■ WHAT THE EXERCISE ASKS ■
Take each line containing the word "this" and copy it.

--- BEGIN ---

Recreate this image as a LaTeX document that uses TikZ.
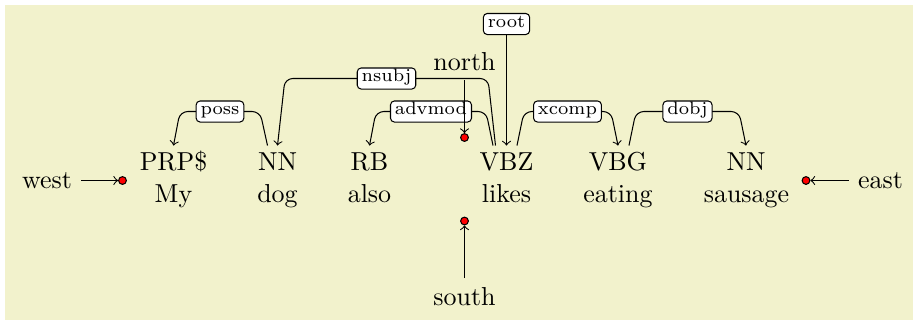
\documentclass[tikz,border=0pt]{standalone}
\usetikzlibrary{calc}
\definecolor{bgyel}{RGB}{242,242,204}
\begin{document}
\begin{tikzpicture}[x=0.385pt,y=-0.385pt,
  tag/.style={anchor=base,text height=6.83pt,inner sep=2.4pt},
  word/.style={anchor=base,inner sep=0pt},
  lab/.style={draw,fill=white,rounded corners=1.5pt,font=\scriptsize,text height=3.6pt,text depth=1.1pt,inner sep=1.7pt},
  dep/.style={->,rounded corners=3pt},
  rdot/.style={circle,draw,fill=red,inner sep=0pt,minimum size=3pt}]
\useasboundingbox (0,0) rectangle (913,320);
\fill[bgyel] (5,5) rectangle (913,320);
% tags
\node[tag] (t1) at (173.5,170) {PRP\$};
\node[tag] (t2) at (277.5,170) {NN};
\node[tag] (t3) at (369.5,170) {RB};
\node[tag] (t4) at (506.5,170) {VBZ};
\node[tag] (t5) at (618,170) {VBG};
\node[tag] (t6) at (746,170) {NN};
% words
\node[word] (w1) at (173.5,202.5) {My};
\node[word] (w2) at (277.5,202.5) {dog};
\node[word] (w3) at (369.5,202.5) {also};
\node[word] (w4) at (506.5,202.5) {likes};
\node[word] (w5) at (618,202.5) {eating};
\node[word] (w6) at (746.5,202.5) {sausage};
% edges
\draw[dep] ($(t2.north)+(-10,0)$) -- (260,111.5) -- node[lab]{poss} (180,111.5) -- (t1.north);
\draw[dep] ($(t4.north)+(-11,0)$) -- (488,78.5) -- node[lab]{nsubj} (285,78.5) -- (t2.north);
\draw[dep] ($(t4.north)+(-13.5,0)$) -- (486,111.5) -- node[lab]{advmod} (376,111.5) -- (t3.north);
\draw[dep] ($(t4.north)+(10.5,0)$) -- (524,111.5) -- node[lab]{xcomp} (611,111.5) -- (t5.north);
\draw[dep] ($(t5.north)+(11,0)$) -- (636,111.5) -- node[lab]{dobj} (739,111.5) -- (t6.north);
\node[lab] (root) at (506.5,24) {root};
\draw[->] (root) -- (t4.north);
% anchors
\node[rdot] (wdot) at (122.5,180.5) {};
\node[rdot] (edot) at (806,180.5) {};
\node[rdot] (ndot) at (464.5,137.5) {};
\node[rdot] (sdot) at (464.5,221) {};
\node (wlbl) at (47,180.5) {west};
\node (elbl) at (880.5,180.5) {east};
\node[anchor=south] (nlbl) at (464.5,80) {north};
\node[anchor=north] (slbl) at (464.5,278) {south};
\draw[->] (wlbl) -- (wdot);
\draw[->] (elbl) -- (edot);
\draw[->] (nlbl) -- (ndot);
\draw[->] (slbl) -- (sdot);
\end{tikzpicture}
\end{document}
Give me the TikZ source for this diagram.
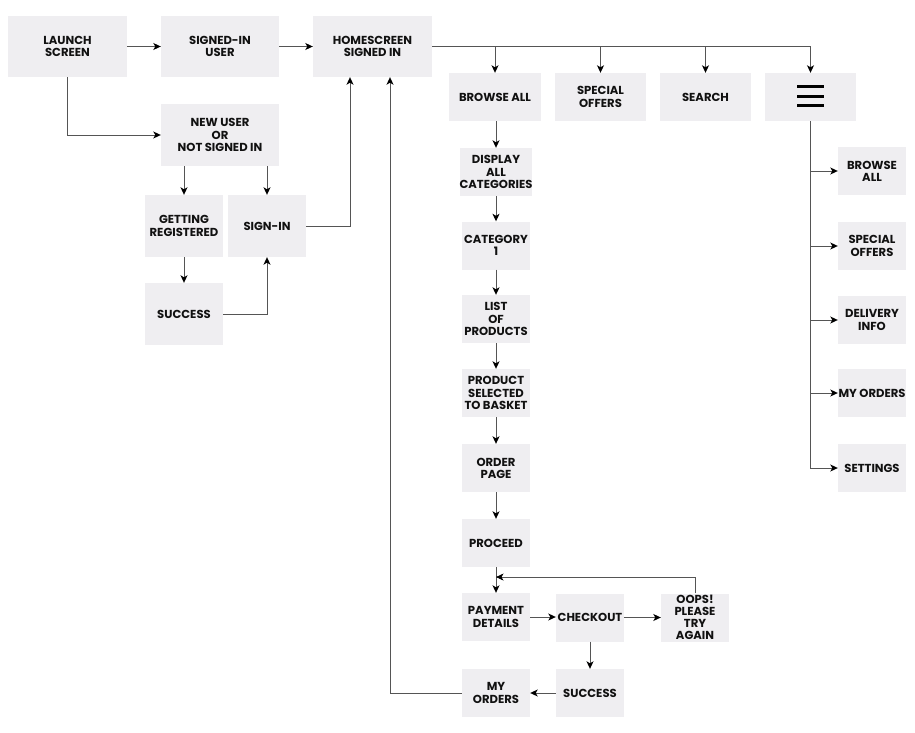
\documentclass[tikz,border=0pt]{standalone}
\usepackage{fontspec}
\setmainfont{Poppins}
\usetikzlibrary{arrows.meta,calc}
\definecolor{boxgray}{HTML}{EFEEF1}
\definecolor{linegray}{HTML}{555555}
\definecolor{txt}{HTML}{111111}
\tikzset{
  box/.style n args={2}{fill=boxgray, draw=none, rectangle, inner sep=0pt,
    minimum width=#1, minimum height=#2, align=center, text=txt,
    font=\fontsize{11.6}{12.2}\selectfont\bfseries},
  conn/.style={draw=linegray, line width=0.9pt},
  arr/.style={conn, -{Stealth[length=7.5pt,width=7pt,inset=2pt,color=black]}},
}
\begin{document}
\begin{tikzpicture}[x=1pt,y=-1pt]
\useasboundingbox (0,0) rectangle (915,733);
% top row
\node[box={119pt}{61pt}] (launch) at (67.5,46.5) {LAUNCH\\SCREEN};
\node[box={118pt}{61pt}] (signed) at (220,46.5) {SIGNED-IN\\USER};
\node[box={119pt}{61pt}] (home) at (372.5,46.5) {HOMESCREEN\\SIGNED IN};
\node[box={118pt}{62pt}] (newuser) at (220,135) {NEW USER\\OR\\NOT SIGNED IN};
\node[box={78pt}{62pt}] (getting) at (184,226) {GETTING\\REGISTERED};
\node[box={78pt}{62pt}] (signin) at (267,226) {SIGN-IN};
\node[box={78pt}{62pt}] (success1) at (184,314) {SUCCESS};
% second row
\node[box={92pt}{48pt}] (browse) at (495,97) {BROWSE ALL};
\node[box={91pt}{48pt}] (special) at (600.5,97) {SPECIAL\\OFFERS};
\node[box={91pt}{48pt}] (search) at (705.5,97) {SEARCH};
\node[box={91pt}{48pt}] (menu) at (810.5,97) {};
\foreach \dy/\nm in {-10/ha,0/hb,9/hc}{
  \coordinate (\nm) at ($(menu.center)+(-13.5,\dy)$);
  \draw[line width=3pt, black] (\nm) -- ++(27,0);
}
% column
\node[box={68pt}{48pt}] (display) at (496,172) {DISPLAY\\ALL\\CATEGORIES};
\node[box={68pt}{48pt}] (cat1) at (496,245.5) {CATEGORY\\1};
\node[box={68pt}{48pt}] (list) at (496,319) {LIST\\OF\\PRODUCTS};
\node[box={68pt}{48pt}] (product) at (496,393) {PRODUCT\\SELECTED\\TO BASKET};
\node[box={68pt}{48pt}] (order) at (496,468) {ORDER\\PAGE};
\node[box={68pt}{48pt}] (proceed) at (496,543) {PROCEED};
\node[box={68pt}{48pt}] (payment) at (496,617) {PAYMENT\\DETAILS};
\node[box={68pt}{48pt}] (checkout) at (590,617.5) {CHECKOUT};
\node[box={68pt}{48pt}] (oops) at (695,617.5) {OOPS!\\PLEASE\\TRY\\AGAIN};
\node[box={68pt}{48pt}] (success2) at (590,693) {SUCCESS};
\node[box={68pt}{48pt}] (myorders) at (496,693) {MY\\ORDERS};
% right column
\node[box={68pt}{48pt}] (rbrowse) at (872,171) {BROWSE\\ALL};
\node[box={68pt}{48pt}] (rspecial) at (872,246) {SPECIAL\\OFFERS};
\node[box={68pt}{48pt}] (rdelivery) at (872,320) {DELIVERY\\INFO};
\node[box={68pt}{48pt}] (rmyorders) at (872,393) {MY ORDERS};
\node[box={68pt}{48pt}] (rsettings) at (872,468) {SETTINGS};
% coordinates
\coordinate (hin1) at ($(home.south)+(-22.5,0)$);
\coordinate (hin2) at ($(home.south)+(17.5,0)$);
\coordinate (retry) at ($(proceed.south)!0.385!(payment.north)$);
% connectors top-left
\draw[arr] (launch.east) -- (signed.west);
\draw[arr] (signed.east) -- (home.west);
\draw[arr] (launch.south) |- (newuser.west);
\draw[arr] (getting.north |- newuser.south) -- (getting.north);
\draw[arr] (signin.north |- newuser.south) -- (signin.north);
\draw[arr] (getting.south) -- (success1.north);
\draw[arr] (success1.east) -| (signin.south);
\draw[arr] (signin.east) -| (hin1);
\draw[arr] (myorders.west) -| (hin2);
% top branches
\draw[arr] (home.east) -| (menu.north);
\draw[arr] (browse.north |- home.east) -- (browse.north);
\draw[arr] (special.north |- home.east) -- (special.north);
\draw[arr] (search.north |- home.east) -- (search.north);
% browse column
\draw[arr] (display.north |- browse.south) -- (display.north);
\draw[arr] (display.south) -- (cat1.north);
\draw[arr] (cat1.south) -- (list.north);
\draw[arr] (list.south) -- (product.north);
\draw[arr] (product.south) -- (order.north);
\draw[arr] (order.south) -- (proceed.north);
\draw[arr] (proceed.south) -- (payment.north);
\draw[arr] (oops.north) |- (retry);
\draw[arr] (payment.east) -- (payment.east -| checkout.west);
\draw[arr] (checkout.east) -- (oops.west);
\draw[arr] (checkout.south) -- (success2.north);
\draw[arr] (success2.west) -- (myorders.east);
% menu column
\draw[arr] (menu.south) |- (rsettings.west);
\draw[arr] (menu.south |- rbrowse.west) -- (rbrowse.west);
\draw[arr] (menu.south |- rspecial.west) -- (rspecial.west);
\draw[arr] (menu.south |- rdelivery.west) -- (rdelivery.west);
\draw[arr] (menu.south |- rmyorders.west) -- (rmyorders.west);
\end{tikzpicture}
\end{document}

--- END ---

■ TASK RESPONSE ■
Recreate this image as a LaTeX document that uses TikZ.
Give me the TikZ source for this diagram.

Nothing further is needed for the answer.